• **Set problem**
Copy the lines of the data below exactly, starting at the first and stopping after the line that contains "W, H = 1096, 1597"; include no pictures.
>> BEGIN Data
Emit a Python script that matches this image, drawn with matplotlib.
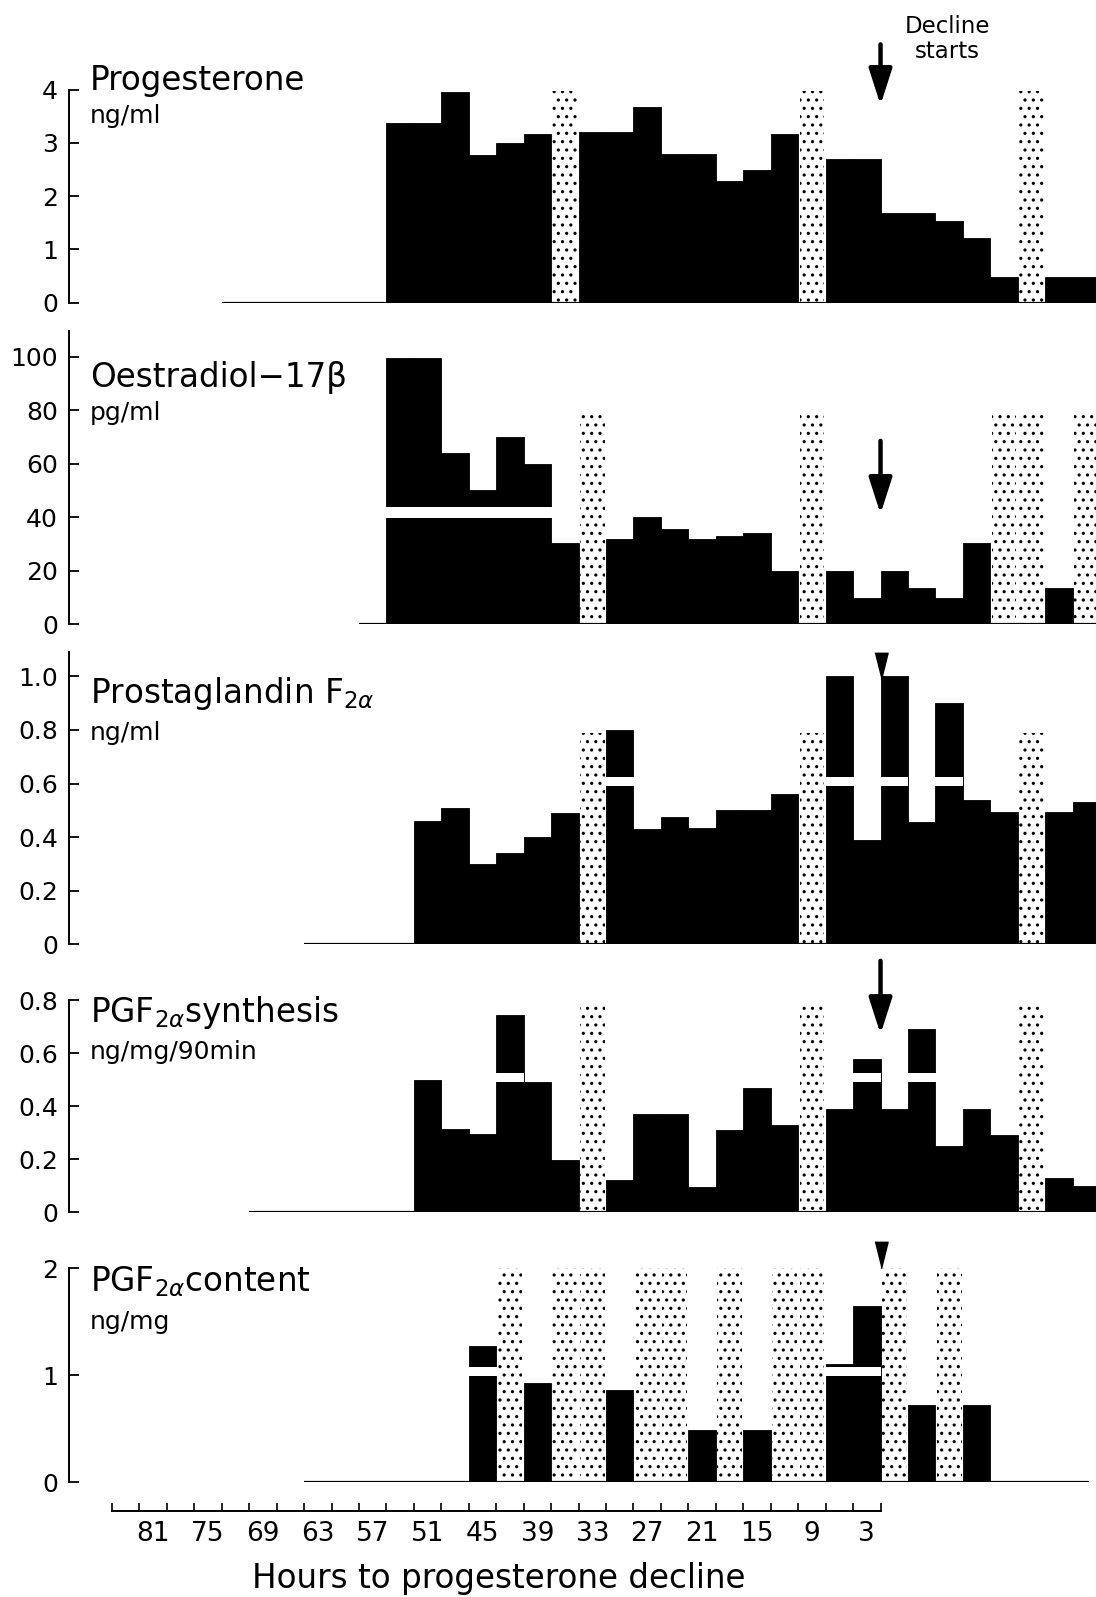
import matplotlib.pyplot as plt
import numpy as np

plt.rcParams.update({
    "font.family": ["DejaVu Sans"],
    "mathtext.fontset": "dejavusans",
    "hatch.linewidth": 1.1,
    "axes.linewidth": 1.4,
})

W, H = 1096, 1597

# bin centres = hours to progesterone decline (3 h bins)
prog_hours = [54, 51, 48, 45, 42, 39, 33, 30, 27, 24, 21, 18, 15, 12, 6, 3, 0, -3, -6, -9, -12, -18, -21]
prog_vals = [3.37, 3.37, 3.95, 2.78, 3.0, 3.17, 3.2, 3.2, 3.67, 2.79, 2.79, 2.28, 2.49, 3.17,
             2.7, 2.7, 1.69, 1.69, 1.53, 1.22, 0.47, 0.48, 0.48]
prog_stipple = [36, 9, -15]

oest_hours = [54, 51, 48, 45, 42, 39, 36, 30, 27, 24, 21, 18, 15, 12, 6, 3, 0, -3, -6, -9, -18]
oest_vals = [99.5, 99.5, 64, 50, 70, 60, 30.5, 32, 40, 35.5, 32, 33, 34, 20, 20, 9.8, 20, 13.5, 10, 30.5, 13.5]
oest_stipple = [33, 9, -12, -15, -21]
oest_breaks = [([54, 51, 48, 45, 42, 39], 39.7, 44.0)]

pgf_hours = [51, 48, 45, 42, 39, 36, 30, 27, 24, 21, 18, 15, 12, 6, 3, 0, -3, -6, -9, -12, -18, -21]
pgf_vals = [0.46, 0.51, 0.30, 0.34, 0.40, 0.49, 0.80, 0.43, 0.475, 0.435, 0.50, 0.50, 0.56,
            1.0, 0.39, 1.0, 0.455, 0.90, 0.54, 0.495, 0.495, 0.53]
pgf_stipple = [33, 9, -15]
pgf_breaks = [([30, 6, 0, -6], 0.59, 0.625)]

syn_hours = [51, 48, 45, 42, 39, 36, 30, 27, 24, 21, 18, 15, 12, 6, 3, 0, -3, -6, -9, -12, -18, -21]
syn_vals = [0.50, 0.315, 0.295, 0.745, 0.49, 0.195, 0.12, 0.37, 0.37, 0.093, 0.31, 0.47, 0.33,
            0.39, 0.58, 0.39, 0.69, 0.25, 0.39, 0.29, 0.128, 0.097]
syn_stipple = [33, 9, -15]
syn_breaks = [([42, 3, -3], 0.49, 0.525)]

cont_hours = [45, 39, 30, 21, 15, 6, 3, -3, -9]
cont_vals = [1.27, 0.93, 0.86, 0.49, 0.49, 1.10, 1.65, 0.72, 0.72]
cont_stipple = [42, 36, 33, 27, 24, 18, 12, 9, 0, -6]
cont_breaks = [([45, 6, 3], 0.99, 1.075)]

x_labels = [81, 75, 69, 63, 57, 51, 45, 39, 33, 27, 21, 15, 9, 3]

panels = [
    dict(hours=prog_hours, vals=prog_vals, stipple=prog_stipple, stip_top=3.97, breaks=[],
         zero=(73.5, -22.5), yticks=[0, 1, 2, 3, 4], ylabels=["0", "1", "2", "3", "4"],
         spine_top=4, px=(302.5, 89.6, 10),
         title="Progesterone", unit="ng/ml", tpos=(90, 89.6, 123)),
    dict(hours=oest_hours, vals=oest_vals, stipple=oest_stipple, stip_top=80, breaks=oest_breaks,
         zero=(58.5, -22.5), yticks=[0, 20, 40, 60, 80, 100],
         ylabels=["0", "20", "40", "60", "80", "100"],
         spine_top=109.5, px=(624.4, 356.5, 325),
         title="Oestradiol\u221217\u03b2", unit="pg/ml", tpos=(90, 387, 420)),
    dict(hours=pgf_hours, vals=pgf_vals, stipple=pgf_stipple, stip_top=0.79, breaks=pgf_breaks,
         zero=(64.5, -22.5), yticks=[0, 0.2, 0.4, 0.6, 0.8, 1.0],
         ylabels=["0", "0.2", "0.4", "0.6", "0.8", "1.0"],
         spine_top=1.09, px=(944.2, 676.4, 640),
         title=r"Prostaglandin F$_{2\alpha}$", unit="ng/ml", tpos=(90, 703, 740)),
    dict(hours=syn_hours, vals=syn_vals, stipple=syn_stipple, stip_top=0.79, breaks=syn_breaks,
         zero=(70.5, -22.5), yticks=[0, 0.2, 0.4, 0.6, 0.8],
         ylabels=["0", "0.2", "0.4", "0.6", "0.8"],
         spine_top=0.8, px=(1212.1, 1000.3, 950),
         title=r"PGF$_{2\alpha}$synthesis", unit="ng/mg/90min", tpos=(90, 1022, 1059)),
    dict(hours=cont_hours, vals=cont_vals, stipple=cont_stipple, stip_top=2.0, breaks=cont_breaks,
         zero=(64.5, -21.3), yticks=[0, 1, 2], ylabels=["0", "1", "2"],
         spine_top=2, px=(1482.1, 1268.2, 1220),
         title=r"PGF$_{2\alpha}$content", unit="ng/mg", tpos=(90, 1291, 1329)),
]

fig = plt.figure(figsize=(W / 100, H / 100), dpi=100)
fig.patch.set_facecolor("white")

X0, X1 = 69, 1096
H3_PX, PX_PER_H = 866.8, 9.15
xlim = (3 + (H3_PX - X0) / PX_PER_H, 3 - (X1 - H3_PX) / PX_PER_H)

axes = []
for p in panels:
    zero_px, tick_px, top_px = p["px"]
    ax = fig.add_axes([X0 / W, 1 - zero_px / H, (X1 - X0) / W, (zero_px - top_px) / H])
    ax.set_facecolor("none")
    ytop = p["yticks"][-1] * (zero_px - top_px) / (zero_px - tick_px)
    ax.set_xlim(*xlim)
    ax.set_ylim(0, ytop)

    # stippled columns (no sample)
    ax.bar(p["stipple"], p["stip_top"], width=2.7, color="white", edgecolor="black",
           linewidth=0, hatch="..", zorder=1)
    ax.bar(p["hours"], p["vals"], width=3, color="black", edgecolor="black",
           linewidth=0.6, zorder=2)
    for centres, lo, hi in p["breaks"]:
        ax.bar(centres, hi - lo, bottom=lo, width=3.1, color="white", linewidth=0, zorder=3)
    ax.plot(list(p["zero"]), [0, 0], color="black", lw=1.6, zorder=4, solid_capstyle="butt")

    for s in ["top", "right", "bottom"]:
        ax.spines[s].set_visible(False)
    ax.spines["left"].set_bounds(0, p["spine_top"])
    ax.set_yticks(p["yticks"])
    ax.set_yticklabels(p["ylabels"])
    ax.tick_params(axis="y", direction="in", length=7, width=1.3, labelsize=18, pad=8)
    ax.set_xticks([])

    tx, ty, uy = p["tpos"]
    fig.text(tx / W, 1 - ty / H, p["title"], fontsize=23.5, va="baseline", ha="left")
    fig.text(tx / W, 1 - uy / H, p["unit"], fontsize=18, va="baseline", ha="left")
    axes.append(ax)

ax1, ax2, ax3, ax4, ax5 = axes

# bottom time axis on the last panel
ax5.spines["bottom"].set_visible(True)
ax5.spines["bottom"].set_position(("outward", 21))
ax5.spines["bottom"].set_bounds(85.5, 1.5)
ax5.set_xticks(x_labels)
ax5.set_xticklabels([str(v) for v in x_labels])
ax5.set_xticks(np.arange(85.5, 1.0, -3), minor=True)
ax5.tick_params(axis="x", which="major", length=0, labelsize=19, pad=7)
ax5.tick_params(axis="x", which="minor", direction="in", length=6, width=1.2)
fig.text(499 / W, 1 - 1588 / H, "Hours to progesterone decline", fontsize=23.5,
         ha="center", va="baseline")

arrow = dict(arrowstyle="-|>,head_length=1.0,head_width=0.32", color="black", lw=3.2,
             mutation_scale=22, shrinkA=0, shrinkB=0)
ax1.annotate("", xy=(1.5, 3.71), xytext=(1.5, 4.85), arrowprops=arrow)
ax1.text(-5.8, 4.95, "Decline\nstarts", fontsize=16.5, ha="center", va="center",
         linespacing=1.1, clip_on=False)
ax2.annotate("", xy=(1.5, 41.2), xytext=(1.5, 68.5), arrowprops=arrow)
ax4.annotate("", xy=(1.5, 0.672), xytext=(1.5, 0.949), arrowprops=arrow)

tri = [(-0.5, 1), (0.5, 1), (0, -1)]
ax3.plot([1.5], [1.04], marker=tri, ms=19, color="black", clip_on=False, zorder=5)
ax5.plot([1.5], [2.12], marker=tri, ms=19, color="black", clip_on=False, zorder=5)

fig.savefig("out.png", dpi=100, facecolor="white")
>> END Data
• **Result of this task**
Emit a Python script that matches this image, drawn with matplotlib.
import matplotlib.pyplot as plt
import numpy as np

plt.rcParams.update({
    "font.family": ["DejaVu Sans"],
    "mathtext.fontset": "dejavusans",
    "hatch.linewidth": 1.1,
    "axes.linewidth": 1.4,
})

W, H = 1096, 1597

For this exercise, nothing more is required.